What is needed → Print, exactly and with both ends included, the lines below that run from the one containing "Emit a LaTeX" to the one containing "Semestral PQRS\ \". Pictures are omitted.

Given entries →
________

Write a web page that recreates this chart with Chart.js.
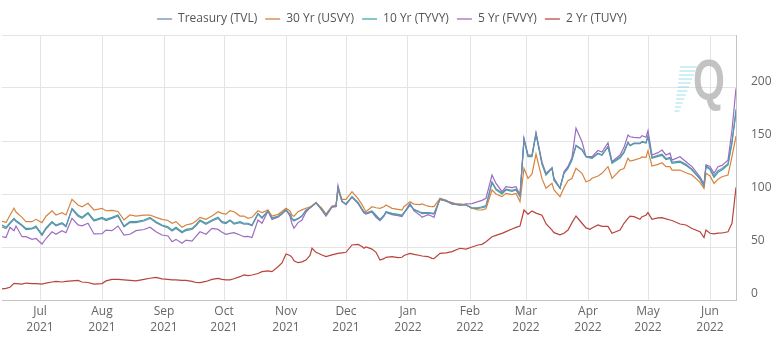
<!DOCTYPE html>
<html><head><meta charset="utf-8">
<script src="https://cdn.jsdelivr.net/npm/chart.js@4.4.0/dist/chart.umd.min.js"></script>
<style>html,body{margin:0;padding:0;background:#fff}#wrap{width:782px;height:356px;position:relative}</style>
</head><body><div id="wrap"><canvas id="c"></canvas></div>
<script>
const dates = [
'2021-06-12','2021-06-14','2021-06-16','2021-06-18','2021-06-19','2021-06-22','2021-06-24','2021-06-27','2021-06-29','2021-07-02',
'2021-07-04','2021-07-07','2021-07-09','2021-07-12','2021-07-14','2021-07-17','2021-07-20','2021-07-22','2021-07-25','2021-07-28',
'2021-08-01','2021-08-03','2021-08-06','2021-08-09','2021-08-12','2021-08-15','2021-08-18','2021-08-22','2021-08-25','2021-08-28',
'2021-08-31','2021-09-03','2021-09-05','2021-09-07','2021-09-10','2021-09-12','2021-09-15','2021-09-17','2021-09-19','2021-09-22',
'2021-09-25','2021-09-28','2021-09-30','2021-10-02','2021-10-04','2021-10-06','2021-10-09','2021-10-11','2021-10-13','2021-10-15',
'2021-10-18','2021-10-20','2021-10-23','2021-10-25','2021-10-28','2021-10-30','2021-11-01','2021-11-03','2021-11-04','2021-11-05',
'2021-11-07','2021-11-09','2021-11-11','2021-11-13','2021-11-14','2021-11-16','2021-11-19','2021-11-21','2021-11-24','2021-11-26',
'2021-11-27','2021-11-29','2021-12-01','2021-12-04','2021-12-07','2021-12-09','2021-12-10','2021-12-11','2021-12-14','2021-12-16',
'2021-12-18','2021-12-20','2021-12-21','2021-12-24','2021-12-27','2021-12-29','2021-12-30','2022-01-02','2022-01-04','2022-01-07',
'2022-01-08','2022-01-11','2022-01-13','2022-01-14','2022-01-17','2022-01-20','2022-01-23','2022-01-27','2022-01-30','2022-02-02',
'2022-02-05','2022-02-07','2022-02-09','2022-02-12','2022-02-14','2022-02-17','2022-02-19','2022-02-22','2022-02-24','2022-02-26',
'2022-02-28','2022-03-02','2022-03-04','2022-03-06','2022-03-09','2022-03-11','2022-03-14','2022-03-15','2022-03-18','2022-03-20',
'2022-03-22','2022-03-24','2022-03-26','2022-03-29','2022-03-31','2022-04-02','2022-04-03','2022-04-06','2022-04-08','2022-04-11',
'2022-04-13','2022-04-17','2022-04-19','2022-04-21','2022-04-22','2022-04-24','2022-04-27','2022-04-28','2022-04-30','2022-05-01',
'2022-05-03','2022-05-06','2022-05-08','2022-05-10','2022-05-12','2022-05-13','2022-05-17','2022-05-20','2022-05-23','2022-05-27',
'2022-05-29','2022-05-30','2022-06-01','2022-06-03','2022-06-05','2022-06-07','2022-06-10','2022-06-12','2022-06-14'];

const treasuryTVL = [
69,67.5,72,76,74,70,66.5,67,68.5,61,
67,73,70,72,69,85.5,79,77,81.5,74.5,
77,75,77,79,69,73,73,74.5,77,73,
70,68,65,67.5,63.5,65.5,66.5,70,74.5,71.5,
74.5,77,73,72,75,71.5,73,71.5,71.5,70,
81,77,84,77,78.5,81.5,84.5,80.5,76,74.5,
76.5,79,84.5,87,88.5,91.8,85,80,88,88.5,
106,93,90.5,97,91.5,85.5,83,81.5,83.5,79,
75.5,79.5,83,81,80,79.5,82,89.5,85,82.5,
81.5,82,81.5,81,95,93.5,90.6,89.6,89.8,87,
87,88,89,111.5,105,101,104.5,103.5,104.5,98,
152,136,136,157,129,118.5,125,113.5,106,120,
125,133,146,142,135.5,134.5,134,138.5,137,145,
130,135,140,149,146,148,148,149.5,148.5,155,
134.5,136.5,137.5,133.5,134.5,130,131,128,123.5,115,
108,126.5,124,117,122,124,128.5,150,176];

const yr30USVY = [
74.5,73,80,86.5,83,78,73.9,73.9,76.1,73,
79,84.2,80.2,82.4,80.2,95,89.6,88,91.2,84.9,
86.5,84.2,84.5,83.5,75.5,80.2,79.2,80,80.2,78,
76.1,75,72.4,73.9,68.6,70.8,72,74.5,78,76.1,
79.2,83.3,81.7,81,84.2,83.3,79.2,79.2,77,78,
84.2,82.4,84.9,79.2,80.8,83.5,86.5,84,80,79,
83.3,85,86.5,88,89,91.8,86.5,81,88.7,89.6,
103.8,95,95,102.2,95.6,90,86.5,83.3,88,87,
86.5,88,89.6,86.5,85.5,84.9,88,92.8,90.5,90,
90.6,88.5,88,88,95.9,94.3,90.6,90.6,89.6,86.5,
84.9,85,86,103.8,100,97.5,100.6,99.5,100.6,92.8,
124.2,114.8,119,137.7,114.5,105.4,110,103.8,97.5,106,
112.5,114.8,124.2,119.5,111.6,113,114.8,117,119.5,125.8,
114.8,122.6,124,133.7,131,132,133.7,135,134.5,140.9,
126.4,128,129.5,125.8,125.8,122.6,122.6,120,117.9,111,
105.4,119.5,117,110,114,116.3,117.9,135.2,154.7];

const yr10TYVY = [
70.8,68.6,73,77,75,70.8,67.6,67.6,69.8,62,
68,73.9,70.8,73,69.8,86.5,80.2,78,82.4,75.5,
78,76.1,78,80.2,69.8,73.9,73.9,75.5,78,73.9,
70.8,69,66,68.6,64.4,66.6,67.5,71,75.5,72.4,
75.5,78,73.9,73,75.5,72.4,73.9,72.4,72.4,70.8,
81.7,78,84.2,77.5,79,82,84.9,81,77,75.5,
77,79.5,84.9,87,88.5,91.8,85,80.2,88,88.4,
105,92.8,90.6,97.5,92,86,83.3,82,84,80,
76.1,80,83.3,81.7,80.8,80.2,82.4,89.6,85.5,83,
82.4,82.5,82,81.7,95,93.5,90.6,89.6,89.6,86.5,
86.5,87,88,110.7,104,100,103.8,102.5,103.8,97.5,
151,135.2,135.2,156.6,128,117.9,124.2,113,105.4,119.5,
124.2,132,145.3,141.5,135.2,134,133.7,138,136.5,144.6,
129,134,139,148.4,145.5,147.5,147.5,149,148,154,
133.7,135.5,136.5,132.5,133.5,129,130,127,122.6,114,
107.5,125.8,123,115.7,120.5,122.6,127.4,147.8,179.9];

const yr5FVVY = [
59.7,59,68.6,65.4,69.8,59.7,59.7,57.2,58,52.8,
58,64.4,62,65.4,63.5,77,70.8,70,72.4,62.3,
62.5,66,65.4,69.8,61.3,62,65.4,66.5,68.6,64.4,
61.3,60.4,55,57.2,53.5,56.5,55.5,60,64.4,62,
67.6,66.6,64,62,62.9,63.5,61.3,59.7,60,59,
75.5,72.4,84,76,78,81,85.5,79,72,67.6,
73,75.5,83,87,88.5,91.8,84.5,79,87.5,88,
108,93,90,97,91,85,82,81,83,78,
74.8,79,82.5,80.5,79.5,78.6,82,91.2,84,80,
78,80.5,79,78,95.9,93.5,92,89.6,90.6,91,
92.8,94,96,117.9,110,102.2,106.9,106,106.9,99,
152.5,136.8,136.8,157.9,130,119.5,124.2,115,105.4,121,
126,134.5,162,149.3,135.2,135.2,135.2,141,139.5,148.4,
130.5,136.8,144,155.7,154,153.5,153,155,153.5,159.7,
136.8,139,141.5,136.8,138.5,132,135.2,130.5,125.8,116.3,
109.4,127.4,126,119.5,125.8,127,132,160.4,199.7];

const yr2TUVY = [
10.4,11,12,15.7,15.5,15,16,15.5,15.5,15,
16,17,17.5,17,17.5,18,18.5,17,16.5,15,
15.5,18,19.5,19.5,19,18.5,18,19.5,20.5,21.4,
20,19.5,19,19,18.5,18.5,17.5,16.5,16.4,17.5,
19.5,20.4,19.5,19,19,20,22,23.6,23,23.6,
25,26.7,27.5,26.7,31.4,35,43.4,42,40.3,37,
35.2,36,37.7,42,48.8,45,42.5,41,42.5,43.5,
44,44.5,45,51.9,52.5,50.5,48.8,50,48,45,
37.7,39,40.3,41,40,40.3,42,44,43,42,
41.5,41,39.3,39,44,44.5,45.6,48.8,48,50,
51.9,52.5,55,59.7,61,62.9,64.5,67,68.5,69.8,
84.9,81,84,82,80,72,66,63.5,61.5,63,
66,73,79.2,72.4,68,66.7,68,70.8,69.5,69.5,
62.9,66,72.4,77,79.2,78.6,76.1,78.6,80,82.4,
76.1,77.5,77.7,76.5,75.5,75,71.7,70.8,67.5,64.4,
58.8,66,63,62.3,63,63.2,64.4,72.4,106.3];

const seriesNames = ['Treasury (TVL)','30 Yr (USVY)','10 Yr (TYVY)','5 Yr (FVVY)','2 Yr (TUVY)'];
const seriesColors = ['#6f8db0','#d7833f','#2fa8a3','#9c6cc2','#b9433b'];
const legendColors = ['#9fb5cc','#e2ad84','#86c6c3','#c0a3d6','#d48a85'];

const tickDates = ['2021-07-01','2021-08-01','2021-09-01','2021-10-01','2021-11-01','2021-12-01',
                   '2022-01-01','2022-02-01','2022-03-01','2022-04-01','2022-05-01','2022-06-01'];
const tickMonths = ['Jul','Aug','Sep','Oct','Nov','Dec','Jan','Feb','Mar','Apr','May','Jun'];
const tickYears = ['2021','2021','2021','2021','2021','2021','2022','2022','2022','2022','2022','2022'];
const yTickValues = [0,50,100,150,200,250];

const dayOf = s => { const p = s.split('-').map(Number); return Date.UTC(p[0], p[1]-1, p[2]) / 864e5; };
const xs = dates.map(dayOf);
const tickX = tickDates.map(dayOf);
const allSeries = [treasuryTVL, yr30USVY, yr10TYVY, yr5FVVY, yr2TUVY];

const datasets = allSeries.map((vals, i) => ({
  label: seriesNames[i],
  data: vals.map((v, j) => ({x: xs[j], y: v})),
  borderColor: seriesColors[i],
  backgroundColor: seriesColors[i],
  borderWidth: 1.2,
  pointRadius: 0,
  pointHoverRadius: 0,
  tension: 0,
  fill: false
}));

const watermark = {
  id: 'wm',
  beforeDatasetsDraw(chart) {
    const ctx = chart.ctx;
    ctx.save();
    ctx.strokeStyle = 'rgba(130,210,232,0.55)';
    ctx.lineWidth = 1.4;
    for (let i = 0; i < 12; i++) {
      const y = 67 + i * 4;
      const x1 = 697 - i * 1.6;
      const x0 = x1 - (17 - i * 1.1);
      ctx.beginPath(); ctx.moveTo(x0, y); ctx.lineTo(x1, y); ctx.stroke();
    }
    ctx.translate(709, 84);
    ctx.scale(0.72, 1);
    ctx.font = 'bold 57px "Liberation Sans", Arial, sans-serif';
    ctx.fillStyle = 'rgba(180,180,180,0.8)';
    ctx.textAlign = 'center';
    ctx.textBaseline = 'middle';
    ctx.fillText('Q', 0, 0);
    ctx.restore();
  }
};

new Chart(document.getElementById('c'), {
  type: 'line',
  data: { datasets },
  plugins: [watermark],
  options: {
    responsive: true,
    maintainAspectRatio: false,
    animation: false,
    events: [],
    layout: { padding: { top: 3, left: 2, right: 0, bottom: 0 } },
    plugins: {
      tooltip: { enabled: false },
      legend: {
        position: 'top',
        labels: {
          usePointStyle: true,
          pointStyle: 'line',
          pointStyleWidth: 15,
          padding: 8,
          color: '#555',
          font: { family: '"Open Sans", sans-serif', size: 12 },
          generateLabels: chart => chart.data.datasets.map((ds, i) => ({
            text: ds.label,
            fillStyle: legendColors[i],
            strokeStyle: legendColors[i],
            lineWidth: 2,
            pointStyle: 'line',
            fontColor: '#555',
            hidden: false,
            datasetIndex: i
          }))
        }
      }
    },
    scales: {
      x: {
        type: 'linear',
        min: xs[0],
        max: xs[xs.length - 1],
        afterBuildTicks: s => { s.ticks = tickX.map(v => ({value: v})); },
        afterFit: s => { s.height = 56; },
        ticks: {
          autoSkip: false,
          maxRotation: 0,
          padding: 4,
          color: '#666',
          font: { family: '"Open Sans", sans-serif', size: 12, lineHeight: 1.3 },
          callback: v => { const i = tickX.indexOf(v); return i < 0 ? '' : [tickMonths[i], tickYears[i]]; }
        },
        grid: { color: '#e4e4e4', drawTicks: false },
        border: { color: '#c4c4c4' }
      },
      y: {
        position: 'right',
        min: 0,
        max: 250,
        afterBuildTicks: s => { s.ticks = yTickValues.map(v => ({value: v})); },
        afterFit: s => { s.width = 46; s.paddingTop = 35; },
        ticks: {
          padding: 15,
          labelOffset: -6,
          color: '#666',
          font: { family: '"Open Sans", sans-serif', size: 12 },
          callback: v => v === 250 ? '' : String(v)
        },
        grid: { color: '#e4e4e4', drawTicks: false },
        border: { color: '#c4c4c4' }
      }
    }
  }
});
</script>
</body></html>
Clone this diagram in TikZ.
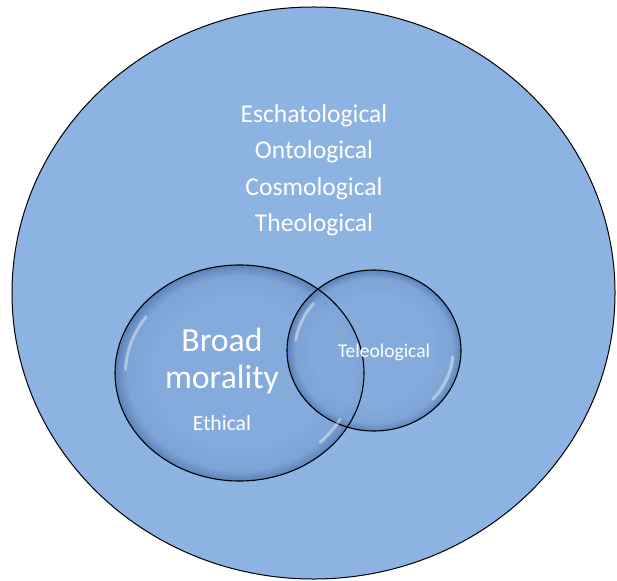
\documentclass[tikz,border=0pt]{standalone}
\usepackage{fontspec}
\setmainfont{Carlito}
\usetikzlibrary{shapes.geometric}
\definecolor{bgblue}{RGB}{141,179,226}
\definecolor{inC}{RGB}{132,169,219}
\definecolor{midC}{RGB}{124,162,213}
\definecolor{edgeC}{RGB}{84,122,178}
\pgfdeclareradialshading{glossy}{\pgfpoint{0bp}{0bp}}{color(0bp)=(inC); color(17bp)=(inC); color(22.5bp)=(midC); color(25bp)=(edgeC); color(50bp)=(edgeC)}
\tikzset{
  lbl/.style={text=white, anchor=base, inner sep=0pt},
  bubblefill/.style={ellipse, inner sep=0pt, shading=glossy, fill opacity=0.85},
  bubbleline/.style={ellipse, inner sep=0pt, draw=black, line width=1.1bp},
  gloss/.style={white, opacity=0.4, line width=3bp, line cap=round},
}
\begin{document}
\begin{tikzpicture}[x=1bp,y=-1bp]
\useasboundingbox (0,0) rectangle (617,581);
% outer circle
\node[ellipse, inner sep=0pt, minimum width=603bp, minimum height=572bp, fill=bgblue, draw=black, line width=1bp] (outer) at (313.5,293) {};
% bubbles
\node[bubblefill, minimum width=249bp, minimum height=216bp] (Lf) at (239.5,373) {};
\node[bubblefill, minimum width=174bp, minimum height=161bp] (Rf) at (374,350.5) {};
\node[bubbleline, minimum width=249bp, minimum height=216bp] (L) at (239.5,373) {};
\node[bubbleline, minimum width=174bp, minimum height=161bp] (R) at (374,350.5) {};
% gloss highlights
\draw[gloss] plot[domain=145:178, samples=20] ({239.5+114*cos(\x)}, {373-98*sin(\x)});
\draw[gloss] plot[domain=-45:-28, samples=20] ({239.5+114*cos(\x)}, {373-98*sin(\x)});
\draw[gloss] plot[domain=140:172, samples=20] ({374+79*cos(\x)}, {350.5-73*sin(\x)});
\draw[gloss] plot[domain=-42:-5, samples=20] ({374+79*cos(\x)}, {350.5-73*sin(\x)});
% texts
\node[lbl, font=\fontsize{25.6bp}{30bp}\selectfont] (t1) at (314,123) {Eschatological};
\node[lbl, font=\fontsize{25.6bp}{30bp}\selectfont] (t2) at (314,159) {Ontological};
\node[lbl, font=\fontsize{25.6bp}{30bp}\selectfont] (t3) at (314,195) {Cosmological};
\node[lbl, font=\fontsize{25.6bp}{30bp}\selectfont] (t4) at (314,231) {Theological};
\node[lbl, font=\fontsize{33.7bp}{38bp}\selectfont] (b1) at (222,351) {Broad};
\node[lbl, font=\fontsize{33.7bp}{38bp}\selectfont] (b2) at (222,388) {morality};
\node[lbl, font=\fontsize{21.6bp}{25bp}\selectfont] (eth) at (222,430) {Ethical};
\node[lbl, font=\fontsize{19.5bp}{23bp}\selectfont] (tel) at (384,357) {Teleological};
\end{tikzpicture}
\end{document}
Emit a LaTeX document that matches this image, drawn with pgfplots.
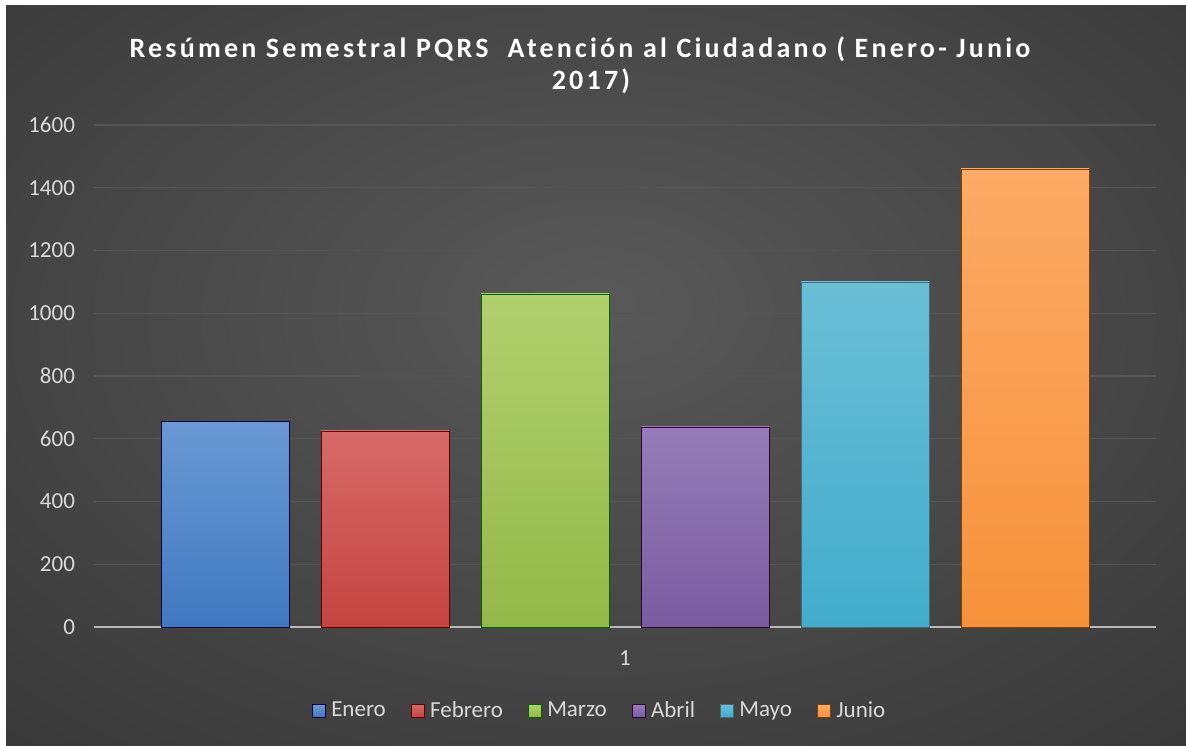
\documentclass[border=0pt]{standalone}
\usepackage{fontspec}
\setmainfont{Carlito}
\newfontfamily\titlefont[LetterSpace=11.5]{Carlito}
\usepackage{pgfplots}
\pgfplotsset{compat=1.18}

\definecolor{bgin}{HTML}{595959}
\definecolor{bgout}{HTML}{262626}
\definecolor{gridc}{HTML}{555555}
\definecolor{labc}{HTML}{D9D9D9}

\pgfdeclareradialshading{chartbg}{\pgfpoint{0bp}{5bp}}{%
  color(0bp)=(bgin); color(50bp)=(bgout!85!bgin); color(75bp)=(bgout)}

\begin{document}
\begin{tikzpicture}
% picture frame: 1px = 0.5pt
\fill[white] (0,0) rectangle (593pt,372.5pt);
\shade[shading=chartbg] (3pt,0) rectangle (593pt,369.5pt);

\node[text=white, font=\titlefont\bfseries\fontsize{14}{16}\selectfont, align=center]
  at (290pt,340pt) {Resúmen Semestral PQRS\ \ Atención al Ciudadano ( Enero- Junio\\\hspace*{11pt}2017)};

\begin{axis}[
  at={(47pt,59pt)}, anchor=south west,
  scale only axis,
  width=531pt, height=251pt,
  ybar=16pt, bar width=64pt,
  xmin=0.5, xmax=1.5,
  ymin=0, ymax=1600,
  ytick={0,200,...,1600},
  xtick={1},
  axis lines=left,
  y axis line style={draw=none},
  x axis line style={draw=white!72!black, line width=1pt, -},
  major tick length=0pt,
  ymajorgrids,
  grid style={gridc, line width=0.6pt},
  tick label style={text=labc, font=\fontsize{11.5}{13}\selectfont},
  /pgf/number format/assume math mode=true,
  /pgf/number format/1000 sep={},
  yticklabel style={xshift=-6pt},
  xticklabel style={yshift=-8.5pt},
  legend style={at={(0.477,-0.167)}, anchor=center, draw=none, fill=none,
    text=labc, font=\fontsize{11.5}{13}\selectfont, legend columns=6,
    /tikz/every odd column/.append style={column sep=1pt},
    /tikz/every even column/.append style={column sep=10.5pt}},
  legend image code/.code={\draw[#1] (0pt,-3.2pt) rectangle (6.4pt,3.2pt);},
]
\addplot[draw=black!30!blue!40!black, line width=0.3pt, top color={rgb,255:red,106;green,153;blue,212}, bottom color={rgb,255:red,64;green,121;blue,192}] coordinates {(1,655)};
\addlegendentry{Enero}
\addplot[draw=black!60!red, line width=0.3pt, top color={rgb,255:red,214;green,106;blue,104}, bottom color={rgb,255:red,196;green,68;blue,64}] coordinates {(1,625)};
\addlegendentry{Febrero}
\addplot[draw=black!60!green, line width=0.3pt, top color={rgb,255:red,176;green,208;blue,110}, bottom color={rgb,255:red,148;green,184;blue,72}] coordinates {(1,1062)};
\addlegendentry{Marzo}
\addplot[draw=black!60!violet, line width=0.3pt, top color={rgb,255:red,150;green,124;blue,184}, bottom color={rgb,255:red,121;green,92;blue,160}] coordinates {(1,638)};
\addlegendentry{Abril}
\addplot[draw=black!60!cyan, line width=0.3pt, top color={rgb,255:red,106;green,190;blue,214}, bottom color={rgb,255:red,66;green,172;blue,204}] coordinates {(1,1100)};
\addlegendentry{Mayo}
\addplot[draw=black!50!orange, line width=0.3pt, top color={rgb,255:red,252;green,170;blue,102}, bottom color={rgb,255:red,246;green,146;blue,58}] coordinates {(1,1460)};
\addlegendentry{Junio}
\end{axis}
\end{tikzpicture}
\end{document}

________

Correct output →
Emit a LaTeX document that matches this image, drawn with pgfplots.
\documentclass[border=0pt]{standalone}
\usepackage{fontspec}
\setmainfont{Carlito}
\newfontfamily\titlefont[LetterSpace=11.5]{Carlito}
\usepackage{pgfplots}
\pgfplotsset{compat=1.18}

\definecolor{bgin}{HTML}{595959}
\definecolor{bgout}{HTML}{262626}
\definecolor{gridc}{HTML}{555555}
\definecolor{labc}{HTML}{D9D9D9}

\pgfdeclareradialshading{chartbg}{\pgfpoint{0bp}{5bp}}{%
  color(0bp)=(bgin); color(50bp)=(bgout!85!bgin); color(75bp)=(bgout)}

\begin{document}
\begin{tikzpicture}
% picture frame: 1px = 0.5pt
\fill[white] (0,0) rectangle (593pt,372.5pt);
\shade[shading=chartbg] (3pt,0) rectangle (593pt,369.5pt);

\node[text=white, font=\titlefont\bfseries\fontsize{14}{16}\selectfont, align=center]
  at (290pt,340pt) {Resúmen Semestral PQRS\ \ Atención al Ciudadano ( Enero- Junio\\\hspace*{11pt}2017)};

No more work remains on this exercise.